I’m skimping on the details in part because they’re still kind of speculative at this stage. But primarily I’m skimping on the details because they’re almost entirely irrelevant to cause célèbres like this one. It won’t matter if it comes out that Brown really did grab the officer’s gun. Hell, it wouldn’t matter if it comes out that he was high out of his mind on coke and jumped on the hood of the patrol car and brandished a length of rebar and threatened the officer’s children. Wouldn’t matter at all.

(Just like it didn’t matter when it came out during trial—established by both forensic evidence and witness testimony—that Trayvon Martin was on top of George Zimmerman as Zimmerman fired the killing shot. That inconvenient little truth proved that, whatever else led up to the confrontation, the infamous and not-really-white “white Hispanic” killed Martin in justifiable self defense. But it did nothing to deter the jabbering heads of the MSM from characterizing Martin as an angelic and blameless victim. In fact, even now we’re hearing mentions of St. Martin in relation to Brown’s killing. As if a justifiable killing in Florida somehow makes a potentially justifiable killing in Missouri somehow more worthy of mass vandalism and theft. Layers upon layers of disingenuousness, but I’m getting ahead of myself.)

The narrative into which journalists, politicians, academics, and other professional liars will shoehorn this shooting doesn’t concern itself with pesky little considerations like what actually happened. It’s already established the plot:

Michael Brown was a gentle soul who was needlessly accosted by a racist police officer. In the ensuing fight, no doubt instigated by the racist hostility of the officer, Brown was mercilessly executed.

Such a shooting narrative is, of course, embedded within another, larger, even-more-facile narrative about the plight of black Americans:

The black community of America is no more violent or prone to crime than any other community (and if they are, it’s only because the legacy of slavery, segregation, white supremacy, etc. has forced them into intergenerational poverty and despair). Racist white police, nevertheless, profile blacks and subject them to completely unwarranted levels of surveillance, interference, and abuse.

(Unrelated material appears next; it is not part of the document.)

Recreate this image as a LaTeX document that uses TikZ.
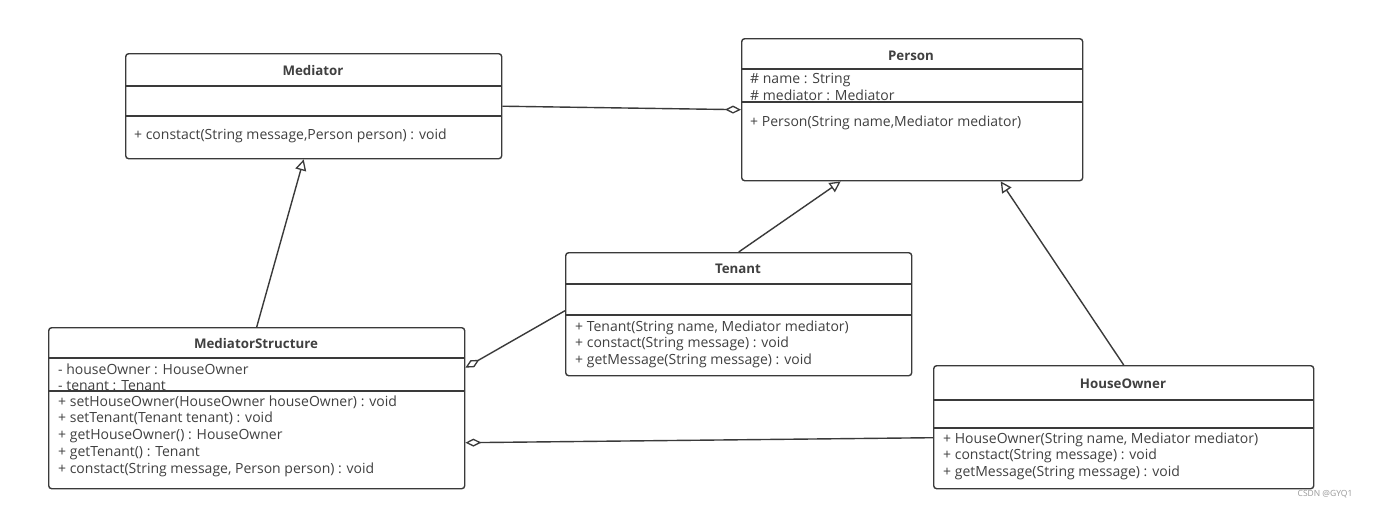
\documentclass[tikz,border=0pt]{standalone}
\usepackage{fontspec}
\setmainfont{Open Sans}
\usetikzlibrary{arrows.meta}
\definecolor{linec}{HTML}{3A3A3A}
\definecolor{txtc}{HTML}{404040}
\tikzset{
  cls/.style={draw=linec, line width=1.4pt, rounded corners=3pt, anchor=north west, inner sep=0pt, fill=white},
  ttl/.style={font=\fontsize{13.3}{15}\selectfont\bfseries, text=txtc, inner sep=0pt, anchor=base},
  mem/.style={font=\fontsize{14}{16}\selectfont, text=txtc, anchor=base west, inner sep=0pt},
  sep/.style={draw=linec, line width=1.3pt},
  conn/.style={draw=linec, line width=1.4pt},
  inh/.style={conn, -{Triangle[open, length=11pt, width=11pt, line width=1.3pt]}},
  agg/.style={conn, -{Diamond[open, length=16pt, width=8pt, line width=1.3pt]}},
}
\begin{document}
\begin{tikzpicture}[x=1pt,y=-1pt]
\useasboundingbox[fill=white] (0,0) rectangle (1375,507);

% Mediator
\node[cls, minimum width=376pt, minimum height=105pt] (med) at (125,53) {};
\draw[sep] (125,86) -- (501,86);
\draw[sep] (125,116) -- (501,116);
\node[ttl] (medt) at (313,75.5) {Mediator};
\node[mem] (medm1) at (134,139) {+ constact(String message,Person person) : void};

% Person
\node[cls, minimum width=341pt, minimum height=142pt] (per) at (741,38) {};
\draw[sep] (741,69) -- (1082,69);
\draw[sep] (741,102) -- (1082,102);
\node[ttl] (pert) at (911,60) {Person};
\node[mem] (pera1) at (750,83) {\# name : String};
\node[mem] (pera2) at (750,100) {\# mediator : Mediator};
\node[mem] (perm1) at (750,126) {+ Person(String name,Mediator mediator)};

% Tenant
\node[cls, minimum width=346pt, minimum height=123pt] (ten) at (565,252) {};
\draw[sep] (565,284) -- (911,284);
\draw[sep] (565,315) -- (911,315);
\node[ttl] (tent) at (738,273.5) {Tenant};
\node[mem] (tenm1) at (575,331) {+ Tenant(String name, Mediator mediator)};
\node[mem] (tenm2) at (575,347.5) {+ constact(String message) : void};
\node[mem] (tenm3) at (575,364) {+ getMessage(String message) : void};

% MediatorStructure
\node[cls, minimum width=416pt, minimum height=161pt] (ms) at (48,327) {};
\draw[sep] (48,358) -- (464,358);
\draw[sep] (48,391) -- (464,391);
\node[ttl] (mst) at (256,348) {MediatorStructure};
\node[mem] (msa1) at (58,374) {- houseOwner : HouseOwner};
\node[mem] (msa2) at (58,390.5) {- tenant : Tenant};
\node[mem] (msm1) at (58,406) {+ setHouseOwner(HouseOwner houseOwner) : void};
\node[mem] (msm2) at (58,422.5) {+ setTenant(Tenant tenant) : void};
\node[mem] (msm3) at (58,439.5) {+ getHouseOwner() : HouseOwner};
\node[mem] (msm4) at (58,456.5) {+ getTenant() : Tenant};
\node[mem] (msm5) at (58,473) {+ constact(String message, Person person) : void};

% HouseOwner
\node[cls, minimum width=380pt, minimum height=123pt] (ho) at (933,365) {};
\draw[sep] (933,400) -- (1313,400);
\draw[sep] (933,428) -- (1313,428);
\node[ttl] (hot) at (1123,388) {HouseOwner};
\node[mem] (hom1) at (943,443) {+ HouseOwner(String name, Mediator mediator)};
\node[mem] (hom2) at (943,459.5) {+ constact(String message) : void};
\node[mem] (hom3) at (943,476) {+ getMessage(String message) : void};

% connectors
\draw[agg] (med.east) -- (per.west);
\draw[inh] (ms.north) -- ([xshift=-10pt]med.south);
\draw[inh] (ten.north) -- ([xshift=-71.5pt]per.south);
\draw[inh] (ho.north) -- ([xshift=88.5pt]per.south);
\draw[agg] ([yshift=3.5pt]ten.west) -- ([yshift=40.5pt]ms.east);
\draw[agg] ([yshift=-10.5pt]ho.west) -- ([yshift=-34.5pt]ms.east);

\node[font=\fontsize{8.5}{9}\selectfont, text=black!40, inner sep=0pt] (wm) at (1325,494) {CSDN @GYQ1};
\end{tikzpicture}
\end{document}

That the first narrative has likely very little correspondence to reality and that the second narrative is an intentionally manipulative simplification thereof are beside the point. They serve the function they’re designed for. They establish the moral superiority of crime-infested, inner-city black ghettos over the white majority of the nation, no matter how comparatively law-abiding that majority may be. And they thus put the behavior of the black underclass beyond reproach in polite society. Michael Brown was an innocent killed for no reason. The community he was a part of is a collective of innocents persecuted for no reason. The driving force behind all of this is the irrational hatred and fear that white people have of people with black skin.

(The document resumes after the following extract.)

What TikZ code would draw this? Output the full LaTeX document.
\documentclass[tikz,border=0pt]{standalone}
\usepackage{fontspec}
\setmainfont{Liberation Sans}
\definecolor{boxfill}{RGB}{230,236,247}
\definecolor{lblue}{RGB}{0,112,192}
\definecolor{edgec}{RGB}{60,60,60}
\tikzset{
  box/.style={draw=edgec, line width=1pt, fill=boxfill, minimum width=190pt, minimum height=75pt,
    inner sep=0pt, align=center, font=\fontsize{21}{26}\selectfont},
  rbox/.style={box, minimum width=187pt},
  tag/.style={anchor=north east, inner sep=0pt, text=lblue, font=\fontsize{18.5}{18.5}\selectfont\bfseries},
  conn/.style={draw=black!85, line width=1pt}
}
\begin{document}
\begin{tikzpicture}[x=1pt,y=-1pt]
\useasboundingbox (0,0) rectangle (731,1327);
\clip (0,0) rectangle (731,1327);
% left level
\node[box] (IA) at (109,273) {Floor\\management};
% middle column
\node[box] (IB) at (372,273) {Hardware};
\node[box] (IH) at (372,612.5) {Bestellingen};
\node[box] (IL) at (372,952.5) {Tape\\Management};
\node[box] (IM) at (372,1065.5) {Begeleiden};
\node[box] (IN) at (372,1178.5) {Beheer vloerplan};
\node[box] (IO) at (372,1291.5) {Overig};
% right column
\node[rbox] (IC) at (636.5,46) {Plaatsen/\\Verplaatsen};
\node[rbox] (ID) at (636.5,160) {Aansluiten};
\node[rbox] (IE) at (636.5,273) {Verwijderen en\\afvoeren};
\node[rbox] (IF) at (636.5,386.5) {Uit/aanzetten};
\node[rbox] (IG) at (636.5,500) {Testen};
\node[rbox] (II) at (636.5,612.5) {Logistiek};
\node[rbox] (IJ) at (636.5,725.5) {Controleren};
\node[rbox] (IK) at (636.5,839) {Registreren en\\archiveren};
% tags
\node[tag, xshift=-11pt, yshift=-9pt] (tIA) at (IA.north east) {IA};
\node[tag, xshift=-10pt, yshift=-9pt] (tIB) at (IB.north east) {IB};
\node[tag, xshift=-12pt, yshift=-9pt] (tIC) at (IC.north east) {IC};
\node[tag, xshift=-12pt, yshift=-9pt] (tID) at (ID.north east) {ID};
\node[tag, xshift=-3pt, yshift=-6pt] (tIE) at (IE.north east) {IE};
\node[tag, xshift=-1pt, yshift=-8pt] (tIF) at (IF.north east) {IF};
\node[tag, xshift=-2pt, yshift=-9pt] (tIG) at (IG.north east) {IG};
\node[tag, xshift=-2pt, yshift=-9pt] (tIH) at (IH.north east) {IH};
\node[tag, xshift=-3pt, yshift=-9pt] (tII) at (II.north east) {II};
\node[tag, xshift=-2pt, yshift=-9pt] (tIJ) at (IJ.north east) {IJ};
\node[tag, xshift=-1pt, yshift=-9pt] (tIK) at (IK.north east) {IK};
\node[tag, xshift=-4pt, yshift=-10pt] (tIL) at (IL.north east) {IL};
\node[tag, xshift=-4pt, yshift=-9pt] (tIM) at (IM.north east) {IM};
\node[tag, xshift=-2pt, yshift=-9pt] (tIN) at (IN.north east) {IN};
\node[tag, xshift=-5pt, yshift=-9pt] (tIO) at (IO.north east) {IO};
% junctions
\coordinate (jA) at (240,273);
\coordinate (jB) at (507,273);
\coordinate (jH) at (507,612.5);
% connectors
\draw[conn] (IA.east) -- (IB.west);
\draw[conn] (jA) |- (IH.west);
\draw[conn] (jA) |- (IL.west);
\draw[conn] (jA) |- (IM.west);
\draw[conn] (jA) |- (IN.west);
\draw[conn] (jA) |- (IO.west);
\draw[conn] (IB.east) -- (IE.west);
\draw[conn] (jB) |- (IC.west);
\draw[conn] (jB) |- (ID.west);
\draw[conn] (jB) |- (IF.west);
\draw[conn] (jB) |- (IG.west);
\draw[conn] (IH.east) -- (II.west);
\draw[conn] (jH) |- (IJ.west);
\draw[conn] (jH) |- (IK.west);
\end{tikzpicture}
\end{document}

When you buy into that narrative, a bunch of thugs running around smashing windows and stealing sodas from the gas station aren’t engaging in rank, opportunistic, mob-mentality lawlessness. No. Their behavior is transmuted. They’re “grieving.” They’re “lashing out at injustice.” They’re performing a political protest of the noblest and most vital sort. Yes, that young man right there, stepping over the broken glass with two fistfuls of candy, the one with immaculately clean sneakers, Nike shorts hanging at about mid-thigh, and a T-shirt wrapped around his face. Behold a high practitioner of strategic civil disobedience! Behold your moral superior.

In the case of Brown and the Ferguson riots, just as in any other, the extent to which conservatives leave the progressive narrative unchallenged is the extent to which they’re beaten before they even start. The extent to which America was and is a diabolic juggernaut fueled by race hatred is the extent to which any of her actions, up to and including chastising rioters and looters, is morally suspect. Progressives start their inquiry into such events with the basic assumption of the sainthood of the victim group. When we leave those assumptions unchallenged, we lose all our rights to object to the actions of those victim groups, even if those actions include the pillaging of a major US city.

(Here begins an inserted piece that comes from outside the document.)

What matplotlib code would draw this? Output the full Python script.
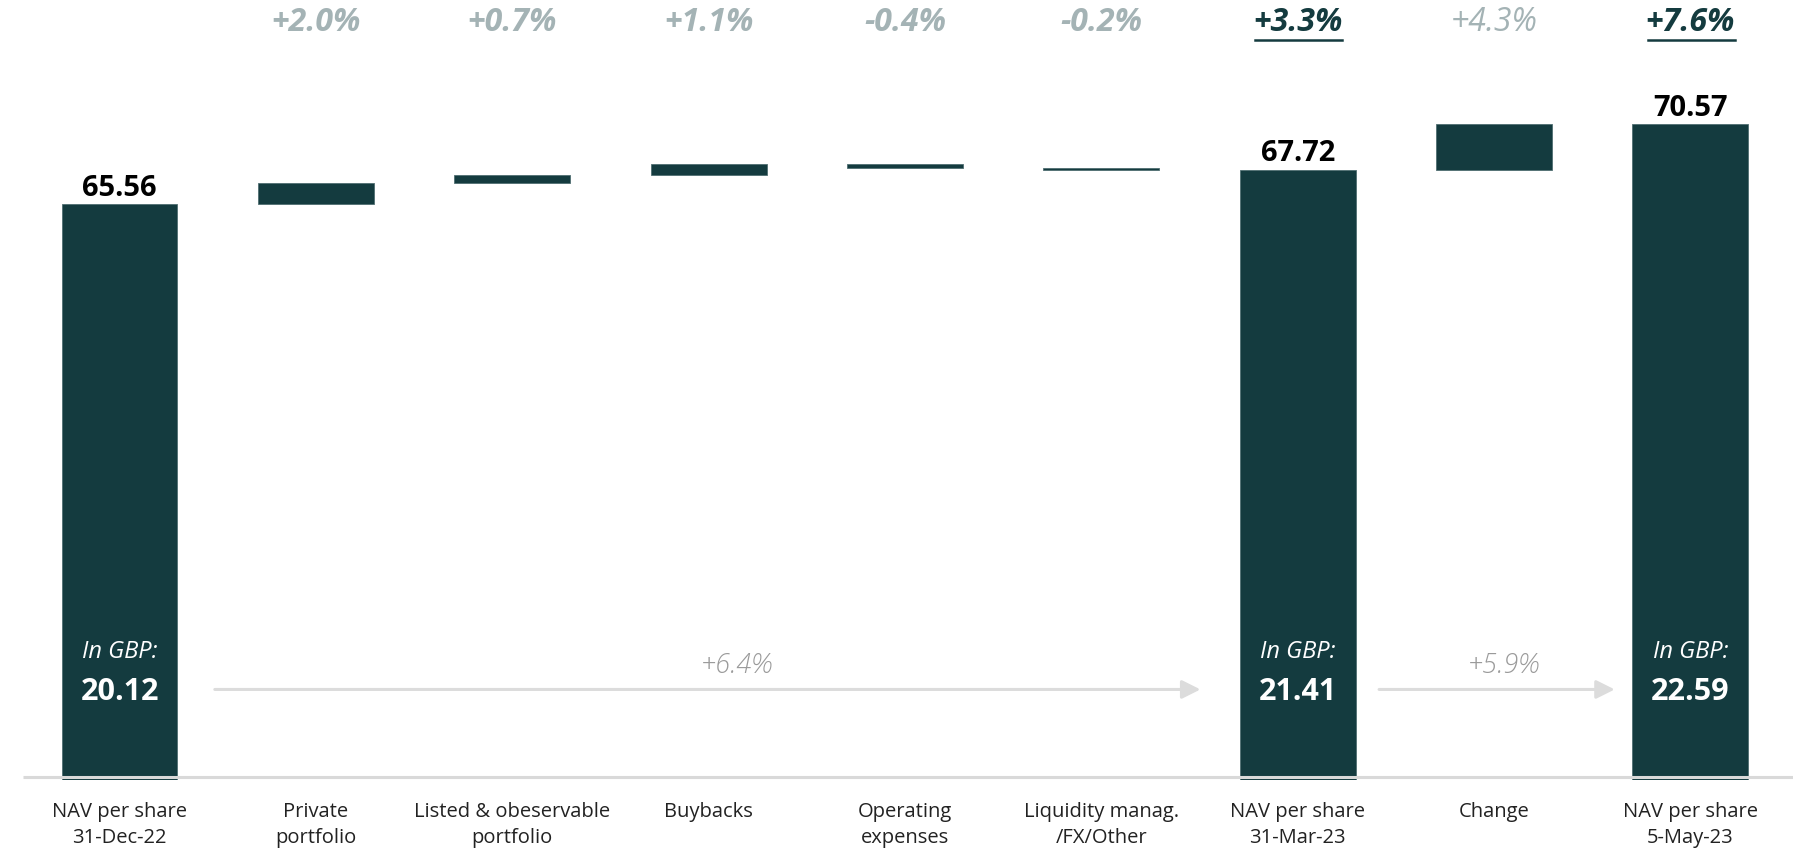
"""NAV per share bridge, 31-Dec-22 to 5-May-23, drawn as a waterfall."""

import matplotlib

matplotlib.use("Agg")
import matplotlib.pyplot as plt
from matplotlib.lines import Line2D

# --- data -------------------------------------------------------------------
categories = [
    "NAV per share\n31-Dec-22",
    "Private\nportfolio",
    "Listed & obeservable\nportfolio",
    "Buybacks",
    "Operating\nexpenses",
    "Liquidity manag.\n/FX/Other",
    "NAV per share\n31-Mar-23",
    "Change",
    "NAV per share\n5-May-23",
]
# None marks a total bar; other entries are the step change in EUR
steps = [65.56, 1.34, 0.46, 0.72, -0.26, -0.10, None, 2.85, None]
totals = [65.56, None, None, None, None, None, 67.72, None, 70.57]
pct_labels = ["", "+2.0%", "+0.7%", "+1.1%", "-0.4%", "-0.2%", "+3.3%", "+4.3%", "+7.6%"]
pct_emphasis = [False, False, False, False, False, False, True, False, True]
gbp_values = {0: "20.12", 6: "21.41", 8: "22.59"}
gbp_arrows = [(0, 6, "+6.4%"), (6, 8, "+5.9%")]

# --- style ------------------------------------------------------------------
DARK = "#143b3f"
GREY_PCT = "#a4b3b5"
ARROW_GREY = "#dcdcdc"
AXIS_GREY = "#d9d9d9"
FONT = "Open Sans"
BAR_W = 0.59
Y_LO, Y_HI = 29.5, 78.34
ARROW_GAPS = [(0.19, 0.20), (0.12, 0.09)]

fig = plt.figure(figsize=(17.93, 8.58), dpi=100)
ax = fig.add_axes([0.0, 0.0909, 1.0, 0.9091])
ax.set_xlim(-0.609, 8.523)
ax.set_ylim(Y_LO, Y_HI)

# running totals for the floating bars
bottoms, heights = [], []
running = 0.0
for i, step in enumerate(steps):
    if totals[i] is not None:
        running = totals[i]
        bottoms.append(0.0)
        heights.append(totals[i])
    else:
        new = running + step
        bottoms.append(min(running, new))
        heights.append(abs(step))
        running = new

x = list(range(len(categories)))
ax.bar(x, heights, bottom=bottoms, width=BAR_W, color=DARK,
       edgecolor="#4f6e71", linewidth=0.6, zorder=2)

# baseline
ax.hlines(Y_LO + 0.19, -0.49, 8.523, color=AXIS_GREY, lw=2.2, zorder=3)

# value labels on totals
for i, t in enumerate(totals):
    if t is None:
        continue
    ax.annotate(f"{t:.2f}", (i, t), xytext=(0, 6), textcoords="offset points",
                ha="center", va="baseline", fontsize=21, fontweight="bold",
                color="black", family=FONT)

# percentage row at the top
pct_y = Y_LO + 47.4
pct_texts = []
for i, lab in enumerate(pct_labels):
    if not lab:
        continue
    if pct_emphasis[i]:
        t = ax.text(i, pct_y, lab, ha="center", va="center", fontsize=23,
                    style="italic", fontweight="bold", color=DARK, family=FONT)
        pct_texts.append(t)
    else:
        weight = "normal" if i == 7 else "bold"
        ax.text(i, pct_y, lab, ha="center", va="center", fontsize=23,
                style="italic", fontweight=weight, color=GREY_PCT, family=FONT)

# GBP values inside the total bars
for i, val in gbp_values.items():
    ax.text(i, 37.5, "In GBP:", ha="center", va="center", fontsize=17,
            style="italic", color="white", family=FONT)
    ax.text(i, 35.0, val, ha="center", va="center", fontsize=22,
            fontweight="bold", color="white", family=FONT)

# grey arrows between the GBP figures
for (start, end, lab), (g0, g1) in zip(gbp_arrows, ARROW_GAPS):
    x0 = start + BAR_W / 2 + g0
    x1 = end - BAR_W / 2 - g1
    ax.annotate("", xy=(x1, 35.17), xytext=(x0, 35.17),
                arrowprops=dict(arrowstyle="-|>", color=ARROW_GREY, lw=2.2,
                                mutation_scale=28, shrinkA=0, shrinkB=0))
    ax.text(x0 + 0.53 * (x1 - x0), 36.64, lab, ha="center", va="center",
            fontsize=19.5, style="italic", fontweight="light", color="#9a9a9a",
            family=FONT)

# category labels
ax.set_xticks(x)
ax.set_xticklabels(categories, fontsize=14.5, color="#222222", family=FONT,
                   linespacing=1.4)
ax.tick_params(axis="x", length=0, pad=16)
ax.set_yticks([])
for side in ("top", "right", "left", "bottom"):
    ax.spines[side].set_visible(False)

# underline the emphasised percentages
fig.canvas.draw()
renderer = fig.canvas.get_renderer()
for t in pct_texts:
    bb = t.get_window_extent(renderer)
    y = bb.y0 - 1
    fig.add_artist(Line2D([bb.x0 + 2, bb.x1], [y, y], transform=None,
                          color=DARK, lw=1.8))

fig.savefig("out.png", dpi=100)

Before I sign off, though, allow me one disclaimer. I have no intention of giving modern law enforcement a pass. For all I know, Michael Brown was a tragic victim of a trigger-happy cop. Police are racking up such victims at in increasingly disturbing clip. And regardless it boils my blood to see police running around with assault rifles and camouflage uniforms, stepping out of APCs that a couple years ago were deployed in Iraq, looking for all the world like the face of martial law. I consider the ongoing militarization of American police to be a dangerous trend, more dangerous in fact than inner-city black criminality.

But even there the blacks-as-perennial-victims-of-white-racism narrative serves as nothing more than a hindrance, a red herring, and a distraction. It situates the antagonism between blacks and police as an effect of police militarization, rather than as one of many causes, which is where it ought to be situated. It encourages a misdiagnosis of police malfeasance. It obscures the facts.

What can I say? Layers upon layers. An internet columnist could sift through them week after week and never run out of distortions and untruths to unearth.